OK, so I have a sticking plaster solution to Blogger's buggered archives.
It's actually been there for 24 hours, down at the bottom of the page, although almost nobody seems to have noticed.
It's not perfect because it doesn't restrict itself to individual months, it simply churns back through the timeline. It's not perfect because it sometimes jumps back to the last post you read, not the first post you didn't. It's not perfect because there isn't a "Newer posts" button for going back the other way. It's not perfect because few people will ever bother clicking on it, because that takes effort, whereas with complete monthly archives it was possible to scan your eye down to the bottom and spot something interesting. It's not perfect because hundreds of internal links in 4000 posts over the last eight years no longer work. And it's not perfect because none of my lost posts are searchable. These "older posts" pages don't exist as fixed webpages, so Google never indexes them, so nobody deliberately searching for something in the truncated chunks will ever find it. I've still wasted my time writing 60% of my blog because you can only stumble on it, not search for it. Like I said, this solution's not perfect, but it'll do for now.

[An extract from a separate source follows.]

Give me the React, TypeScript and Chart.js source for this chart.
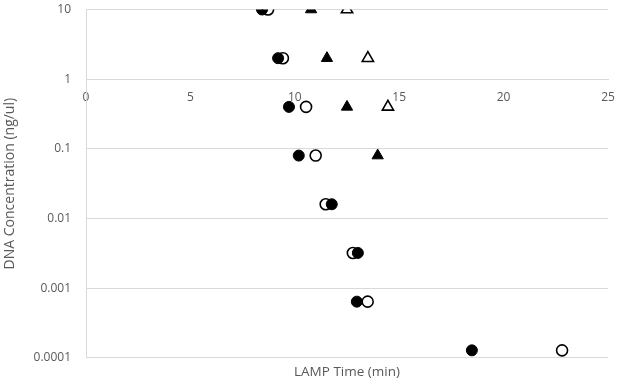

In fact, to be honest, it's more than imperfect. I'm lumbering on with a less-than-optimum blogging interface because I hate change. I haven't upgraded to a new Blogger layout template because many of the problems I mentioned in the last paragraph would still exist. And I haven't switched to Wordpress or Movable Type because I'd have to abandon my current URL and start afresh somewhere new. I know you don't care. I know you just wish I'd shut up moaning and start writing about obscure London backwaters again. But I care, because I want the least worst option for my writing - whatever that may be.
One thing that's increasingly clear is that Blogger couldn't give a damn. They could make available the "Older posts" code I'm now using at the bottom of the page, but they choose not to. Their priority is delivering future advertising opportunities, not safeguarding existing content. Their techies don't give a damn that new features might 'break' stuff, they just plough ahead grinning and tell us it's allfor the better. One day, surely, they'll introduce something so awful that I'll be forced to jump ship altogether. But, until an escape route is absolutely necessary, I'll make do with my sticking plaster for now.
I suppose that means I've actually got to write something tomorrow.